The Hengifoss Hike – Iceland

Hengifoss is one of the most beautiful waterfalls in Iceland, and while there’s a bit of a hike to get there, it’s absolutely worth it. Hengifoss is also the third-tallest waterfall in Iceland, with the first being Morsáfoss (or Morsáfossar, plural) and the second Glymur. Despite that, I think this is the most beautiful one out of the three.

Hengifoss at the end of the Hike

Apart from being a very majestic waterfall, the cliffs it drops from are spectacular in their own right. On top of that, the red clay and basaltic strata add a unique visual effect to the scene. It’s one of those wonders of nature that you could spend hours looking at.

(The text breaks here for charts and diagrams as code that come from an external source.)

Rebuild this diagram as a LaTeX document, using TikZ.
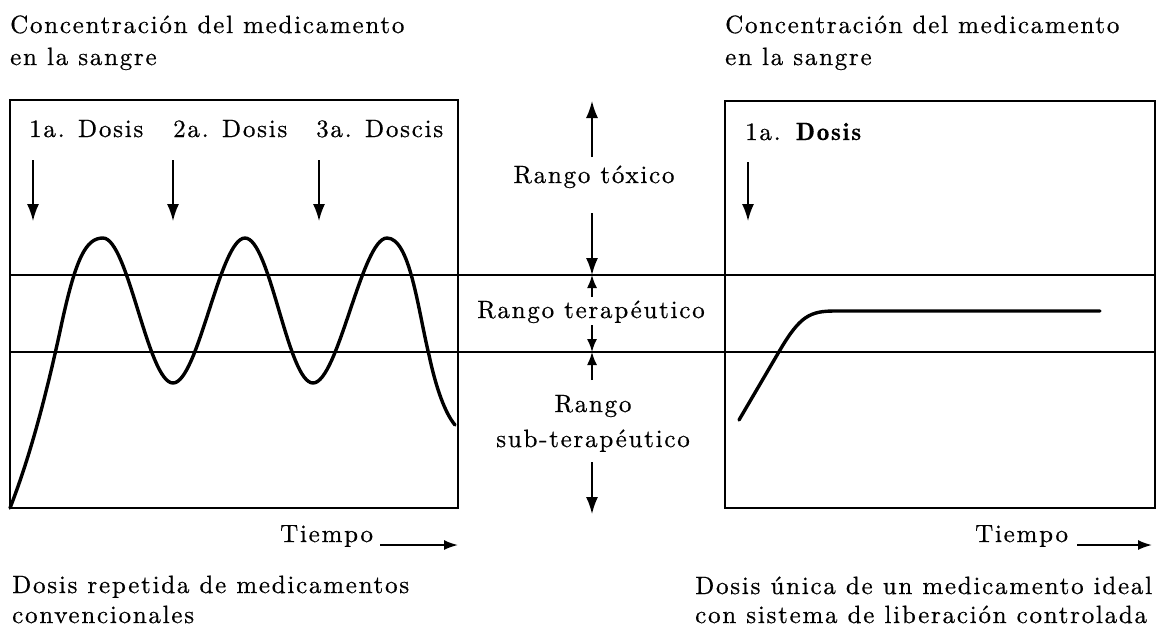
\documentclass[tikz,border=0pt]{standalone}
\usepackage{fontspec}
\setmainfont{lmroman10-regular.otf}[BoldFont=lmromandemi10-regular.otf]
\newfontfamily\spaced{lmroman10-regular.otf}[LetterSpace=7,FakeBold=0.6,BoldFont=lmromandemi10-regular.otf,BoldFeatures={FakeBold=0.6}]
\usetikzlibrary{arrows.meta}
\tikzset{
 txt/.style={inner sep=0pt, font=\spaced\fontsize{25}{33}\selectfont},
 frame/.style={line width=2.6pt},
 level/.style={line width=1.5pt},
 curve/.style={line width=3.4pt, line cap=round, line join=round},
 arr/.style={line width=1.6pt, -{Latex[length=17pt,width=12pt]}},
 tarr/.style={line width=1.6pt, -{Latex[length=13pt,width=10pt]}},
 tarrow/.style={line width=1.8pt, -{Latex[length=14pt,width=10pt]}},
}
\begin{document}
\begin{tikzpicture}[x=1pt,y=-1pt]
\useasboundingbox (0,0) rectangle (1172,630);
% titles
\node[txt,anchor=base west] (tl1) at (10,33) {Concentración del medicamento};
\node[txt,anchor=base west] (tl2) at (10,65) {en la sangre};
\node[txt,anchor=base west] (tr1) at (725,33) {Concentración del medicamento};
\node[txt,anchor=base west] (tr2) at (725,65) {en la sangre};
% frames and levels
\draw[frame] (10,100) rectangle (458,508);
\draw[frame] (725,101) rectangle (1155,508);
\coordinate (l1a) at (10,275); \coordinate (l1b) at (1155,275);
\coordinate (l2a) at (10,352); \coordinate (l2b) at (1155,352);
\draw[level] (l1a) -- (l1b);
\draw[level] (l2a) -- (l2b);
% dose labels left
\node[txt,anchor=base west] (d1) at (29,137) {1a. Dosis};
\node[txt,anchor=base west] (d2) at (173,137) {2a. Dosis};
\node[txt,anchor=base west] (d3) at (316,137) {3a. Doscis};
\coordinate (a1s) at (33,160); \coordinate (a1e) at (33,221);
\coordinate (a2s) at (173,160); \coordinate (a2e) at (173,221);
\coordinate (a3s) at (319,160); \coordinate (a3e) at (319,221);
\draw[arr] (a1s) -- (a1e);
\draw[arr] (a2s) -- (a2e);
\draw[arr] (a3s) -- (a3e);
% left curve
\draw[curve] (10,508) .. controls (28,462) and (45,402) .. (62,322)
  .. controls (76,258) and (86,238) .. (103,238)
  .. controls (128,238) and (148,383) .. (173,383)
  .. controls (198,383) and (220,238) .. (245,238)
  .. controls (270,238) and (288,383) .. (313,383)
  .. controls (338,383) and (362,238) .. (387,238)
  .. controls (410,238) and (418,310) .. (429,355)
  .. controls (436,388) and (445,413) .. (455,425);
% middle labels
\node[txt,anchor=base] (rt) at (594,183) {Rango tóxico};
\node[txt,anchor=base] (rte) at (591,318) {Rango terapéutico};
\node[txt,anchor=base] (rs1) at (593,412) {Rango};
\node[txt,anchor=base] (rs2) at (593,447) {sub-terapéutico};
\coordinate (m1s) at (592,157); \coordinate (m1e) at (592,101);
\coordinate (m2s) at (592,213); \coordinate (m2e) at (592,275);
\coordinate (m3s) at (592,297); \coordinate (m3e) at (592,275);
\coordinate (m4s) at (592,325); \coordinate (m4e) at (592,352);
\coordinate (m5s) at (592,380); \coordinate (m5e) at (592,352);
\coordinate (m6s) at (592,462); \coordinate (m6e) at (592,514);
\draw[arr] (m1s) -- (m1e);
\draw[arr] (m2s) -- (m2e);
\draw[tarr] (m3s) -- (m3e);
\draw[tarr] (m4s) -- (m4e);
\draw[tarr] (m5s) -- (m5e);
\draw[arr] (m6s) -- (m6e);
% right box
\node[txt,anchor=base west] (rd1) at (745,140) {1a. \textbf{Dosis}};
\coordinate (ra1s) at (748,162); \coordinate (ra1e) at (748,221);
\draw[arr] (ra1s) -- (ra1e);
\draw[curve] (739,420) -- (780,350) .. controls (800,316) and (810,311) .. (835,311) -- (1100,311);
% time axes
\node[txt,anchor=base west] (t1) at (280,542) {Tiempo};
\coordinate (ta1s) at (380,545); \coordinate (ta1e) at (458,545);
\draw[tarrow] (ta1s) -- (ta1e);
\node[txt,anchor=base west] (t2) at (975,542) {Tiempo};
\coordinate (ta2s) at (1077,545); \coordinate (ta2e) at (1152,545);
\draw[tarrow] (ta2s) -- (ta2e);
% captions
\node[txt,anchor=base west] (c1) at (12,593) {Dosis repetida de medicamentos};
\node[txt,anchor=base west] (c2) at (12,623) {convencionales};
\node[txt,anchor=base west] (c3) at (695,594) {Dosis única de un medicamento ideal};
\node[txt,anchor=base west] (c4) at (695,623) {con sistema de liberación controlada};
\end{tikzpicture}
\end{document}
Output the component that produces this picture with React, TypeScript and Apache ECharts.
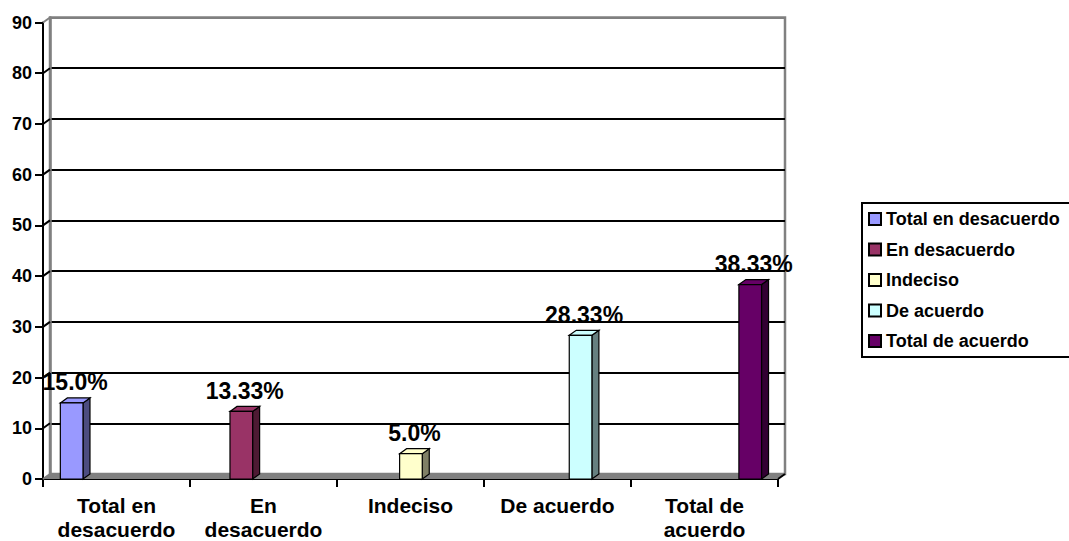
import React, { useEffect, useRef } from "react";
import * as echarts from "echarts";

const categories = ["Total en\ndesacuerdo", "En\ndesacuerdo", "Indeciso", "De acuerdo", "Total de\nacuerdo"];
const seriesNames = ["Total en desacuerdo", "En desacuerdo", "Indeciso", "De acuerdo", "Total de acuerdo"];
const values = [15.0, 13.33, 5.0, 28.33, 38.33];
const valueLabels = ["15.0%", "13.33%", "5.0%", "28.33%", "38.33%"];
const yTicks = [0, 10, 20, 30, 40, 50, 60, 70, 80, 90];
const frontColors = ["#9999FF", "#993366", "#FFFFCC", "#CCFFFF", "#660066"];
const sideColors = ["#4D4D80", "#4D1A33", "#808066", "#668080", "#330033"];

const DX = 7;
const DY = 5;
const GAP_FRAC = 0.118;
const BAR_FRAC = 0.154;
const FONT = "Arial, 'Liberation Sans', sans-serif";

export default function App() {
  const ref = useRef<HTMLDivElement>(null);
  useEffect(() => {
    if (!ref.current) return;
    const chart = echarts.init(ref.current, null, { renderer: "svg" });

    const barSeries = seriesNames.map((name, i) => ({
      type: "custom",
      name,
      xAxisIndex: 0,
      yAxisIndex: 0,
      z: 5,
      clip: false,
      itemStyle: { color: frontColors[i], borderColor: "#000", borderWidth: 1 },
      data: [[i, values[i]]],
      encode: { x: 0, y: 1 },
      renderItem: (params: any, api: any) => {
        const catW = api.size([1, 0])[0];
        const base = api.coord([api.value(0), 0]);
        const top = api.coord([api.value(0), api.value(1)]);
        const x0 = base[0] - catW / 2 + catW * GAP_FRAC + i * catW * BAR_FRAC;
        const bw = catW * BAR_FRAC;
        const yb = base[1];
        const yt = top[1];
        const stroke = { stroke: "#000", lineWidth: 1.2 };
        return {
          type: "group",
          children: [
            {
              type: "polygon",
              shape: { points: [[x0 + bw, yb], [x0 + bw + DX, yb - DY], [x0 + bw + DX, yt - DY], [x0 + bw, yt]] },
              style: { fill: sideColors[i], ...stroke },
            },
            {
              type: "polygon",
              shape: { points: [[x0, yt], [x0 + DX, yt - DY], [x0 + bw + DX, yt - DY], [x0 + bw, yt]] },
              style: { fill: frontColors[i], ...stroke },
            },
            {
              type: "rect",
              shape: { x: x0, y: yt, width: bw, height: yb - yt },
              style: { fill: frontColors[i], ...stroke },
            },
            {
              type: "text",
              x: x0 + bw / 2 + DX / 2,
              y: yt - 9,
              style: {
                text: valueLabels[i],
                fill: "#000",
                font: `bold 23px ${FONT}`,
                textAlign: "center",
                textVerticalAlign: "bottom",
              },
            },
          ],
        };
      },
    }));

    const option: any = {
      animation: false,
      backgroundColor: "#fff",
      grid: [
        { left: 43, right: 291, top: 22.5, bottom: 62, containLabel: false },
        {
          left: 43 + DX,
          right: 291 - DX,
          top: 22.5 - DY,
          bottom: 62 + DY,
          show: true,
          borderColor: "#808080",
          borderWidth: 2.5,
          backgroundColor: "transparent",
        },
      ],
      legend: {
        orient: "vertical",
        left: 862,
        top: 203,
        padding: [6, 12, 6, 6],
        borderColor: "#000",
        borderWidth: 2,
        itemWidth: 12,
        itemHeight: 12,
        itemGap: 10.5,
        icon: "rect",
        data: seriesNames,
        textStyle: { fontFamily: FONT, fontWeight: "bold", fontSize: 18, color: "#000", lineHeight: 20 },
      },
      xAxis: [
        {
          gridIndex: 0,
          type: "category",
          data: categories,
          boundaryGap: true,
          axisLine: { lineStyle: { color: "#000", width: 2 } },
          axisTick: { show: true, interval: 0, length: 8, lineStyle: { color: "#000", width: 2 } },
          axisLabel: {
            interval: 0,
            margin: 14,
            color: "#000",
            fontFamily: FONT,
            fontWeight: "bold",
            fontSize: 21,
            lineHeight: 24,
          },
          splitLine: { show: false },
        },
        { gridIndex: 1, type: "value", min: 0, max: 1, show: false },
      ],
      yAxis: [
        {
          gridIndex: 0,
          type: "value",
          min: 0,
          max: 90,
          interval: 10,
          axisLine: { show: true, lineStyle: { color: "#000", width: 2 } },
          axisTick: { show: true, length: 8, lineStyle: { color: "#000", width: 2 } },
          axisLabel: { margin: 11, color: "#000", fontFamily: FONT, fontWeight: "bold", fontSize: 18 },
          splitLine: { show: false },
        },
        {
          gridIndex: 1,
          type: "value",
          min: 0,
          max: 90,
          interval: 10,
          axisLine: { show: true, lineStyle: { color: "#808080", width: 2.5 } },
          axisTick: { show: false },
          axisLabel: { show: false },
          splitLine: {
            show: true,
            lineStyle: {
              width: 2,
              color: ["#808080", "#000", "#000", "#000", "#000", "#000", "#000", "#000", "#000", "#808080"],
            },
          },
        },
      ],
      series: [
        {
          type: "custom",
          name: "_floor",
          xAxisIndex: 0,
          yAxisIndex: 0,
          z: 3,
          clip: false,
          silent: true,
          data: [[0, 0]],
          renderItem: (params: any, api: any) => {
            const cs = params.coordSys;
            const y0 = api.coord([0, 0])[1];
            const xl = cs.x;
            const xr = cs.x + cs.width;
            return {
              type: "group",
              children: [
                {
                  type: "polygon",
                  shape: { points: [[xl, y0], [xr, y0], [xr + DX, y0 - DY], [xl + DX, y0 - DY]] },
                  style: { fill: "#808080" },
                },
                {
                  type: "line",
                  shape: { x1: xr, y1: y0, x2: xr + DX, y2: y0 - DY },
                  style: { stroke: "#000", lineWidth: 2 },
                },
              ],
            };
          },
        },
        {
          type: "custom",
          name: "_connectors",
          xAxisIndex: 0,
          yAxisIndex: 0,
          z: 4,
          clip: false,
          silent: true,
          data: yTicks.map((v) => [0, v]),
          renderItem: (params: any, api: any) => {
            const cs = params.coordSys;
            const y = api.coord([0, api.value(1)])[1];
            return {
              type: "line",
              shape: { x1: cs.x, y1: y, x2: cs.x + DX, y2: y - DY },
              style: { stroke: api.value(1) === 90 || api.value(1) === 0 ? "#808080" : "#000", lineWidth: 2 },
            };
          },
        },
        ...barSeries,
      ],
    };
    chart.setOption(option);
    return () => chart.dispose();
  }, []);

  return (
    <div
      ref={ref}
      style={{ position: "fixed", left: 0, top: 0, width: 1069, height: 541, background: "#fff" }}
    />
  );
}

Hengifoss, a waterfal ldropping from a cliff in Iceland

There is no other way to get to Hengifoss but to hike there. The hike is relatively short and quite easy, though. You will find this trail quite easy, even if you are an occasional hiker.

Outline of the Hengifoss Hike

  • Getting there: if you are on the Ring Road (Road 1), you should take road 931 from Egilsstaðir. Keep following the road till you arrive at the Parking area at the start of the trail. If you are coming from the south and want to take a shortcut, you can take road 939 after Djúpivogur. It’s a gravel road suitable for 2wd cars, and the drive is quite scenic. Road 939 will then merge into Road 95. From there, you can continue onto Road 931 until you reach the parking area by the trailhead. This shortcut will save you about an hour on the road, so you could that you could instead spend looking at this majestic waterfall :)!
  • Start of The Hike: From the Hengifoss Car Park. You can’t miss the trail from there.
  • Photography & Scenery value: scenic hike along the river with multiple waterfalls. Bring your tripod for long exposures!
  • Difficulty: Easy to medium, depending on fitness. The elevation gain is not much, less than 300m. The trail does not present any particular challenges, such as exposed or steep areas.
  • Tip: Another little-known but fascinating hike nearby is the so-called “Waterfall Circle“. I have not been there yet, but I plan to hike this trail soon. So if you are looking for hikes in this area, you should definitely consider including the waterfall circle in your itinerary.

On the Trail

Distance Ascent Duration
4.71 Km 230m. 1:30/2 Hrs

The trailhead is immediately visible from the parking area. It is very also visible at all times, and it is well maintained. It is not a very demanding hike and not a very long one either. The “steepest” section of the trail is the first half, so once you get past that, it is a fairly easy walk to the waterfall.

There wasn’t a viewing platform yet when I visited in 2016, but I gather today that the trail ends on that platform.

Photographing Hengifoss

The waterfall is not immediately visible at the start of the hike, and it takes about 20 minutes to get the first glimpse. Fear not, though! Soon enough, you will pass by another waterfall, Litlanesfoss. In a way, you could say it’s the “bonus” waterfall attached to Hengifoss. Litlanesfoss actually is a beautiful waterfall in its own right. Litlanesfoss is in a little gorge, and it’s surrounded by basalt columns, which provide a nice frame for the waterfall.

There are not many compositional choices for this waterfall as it sits in a gorge below the trail, so the only vantage points are the ones you can get to on the side of the trail.

Litlanesfoss surrounded by basaltic columns

Litlanesfoss surrounded by basaltic columns.

Litlanesfoss seen from a cliff on the side of the trail leasing to hengifoss, which is in the background

Litlanesfoss, with Hengifoss in the background.

As you hike past Litlanesfoss, you will gradually see more and more of Hengifoss until you’ll be able to see it in its entirety. There are quite a few good views from this part of the trails too.

Once you reach the waterfall, compositional choices are somewhat limited, though. Apart from the viewing platform, the waterfall is deep in the gorge, so the vantage points are naturally limited.

Hengifoss at the end of the Hike

Photo desaturated in post-processing, with some added vignetting.

When I visited in 2016, there was no viewing platform yet, so you could get as close to the platform as the river allowed. However, a platform was recently built, and getting that close to the waterfall is no longer possible. So, if you visit, please respect the area and do not walk beyond the viewing platform.

Map of the Hengifoss Hike

If you need a GPS track, you can download the .GPX file from the Komoot activity.

Where to Stay

Not much in the immediate vicinity of the waterfall, but there are several hotels and camping accommodations around Lagarfljót. The hike to Hengifoss is also easily done in half a day, so you could easily integrate it into your ring road itinerary and continue on to the next attraction, as there’s plenty to see in the area.